Applied Mechanics and Materials ◽

10.4028/www.scientific.net/amm.245.323 ◽

2012 ◽

Vol 245 ◽

pp. 323-329 ◽

Cited By ~ 4

Author(s):

Muhammad Ushaq ◽

Jian Cheng Fang

Keyword(s):

Kalman Filter ◽

Navigation System ◽

Inertial Navigation System ◽

Inertial Sensor ◽

Inertial Navigation ◽

Measurement Unit ◽

Navigation Systems ◽

Integrated Navigation ◽

Efficient Manner ◽

Position Errors

Inertial navigation systems exhibit position errors that tend to grow with time in an unbounded mode. This degradation is due, in part, to errors in the initialization of the inertial measurement unit and inertial sensor imperfections such as accelerometer biases and gyroscope drifts. Mitigation to this growth and bounding the errors is to update the inertial navigation system periodically with external position (and/or velocity, attitude) fixes. The synergistic effect is obtained through external measurements updating the inertial navigation system using Kalman filter algorithm. It is a natural requirement that the inertial data and data from the external aids be combined in an optimal and efficient manner. In this paper an efficient method for integration of Strapdown Inertia Navigation System (SINS), Global Positioning System (GPS) and Doppler radar is presented using a centralized linear Kalman filter by treating vector measurements with uncorrelated errors as scalars.

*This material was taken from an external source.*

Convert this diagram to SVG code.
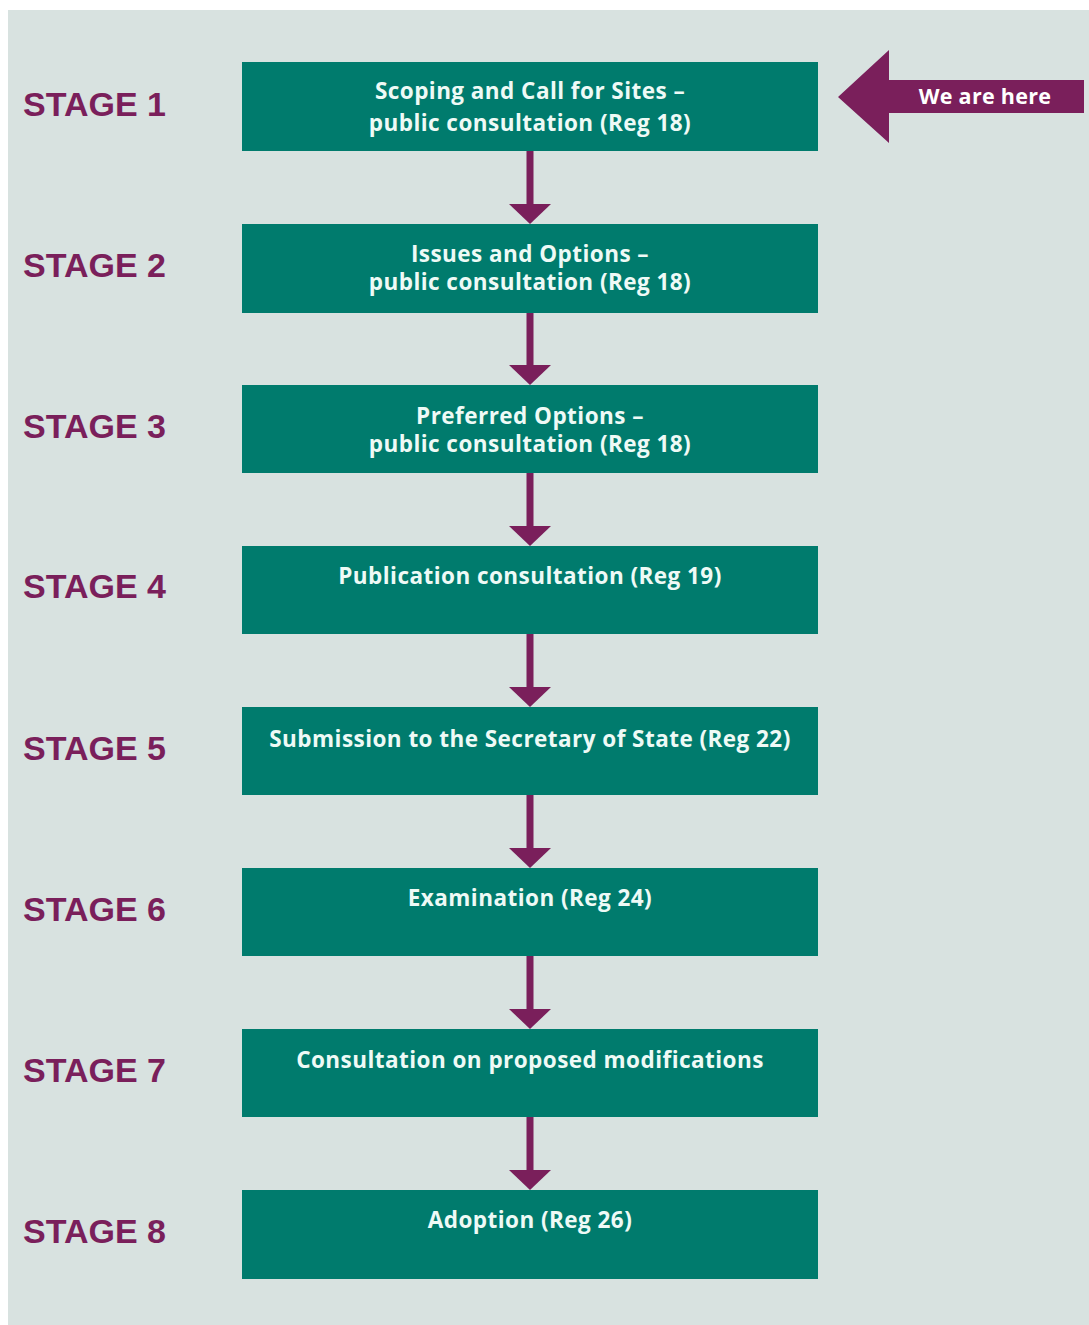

Two main advantages have been obtained with this improved scheme. First is the reduced computation time as the number of arithmetic computation required for processing a vector as successive scalar measurements is significantly less than the corresponding number of operations for vector measurement processing. Second advantage is the improved numerical accuracy as avoiding matrix inversion in the implementation of covariance equations improves the robustness of the covariance computations against round off errors.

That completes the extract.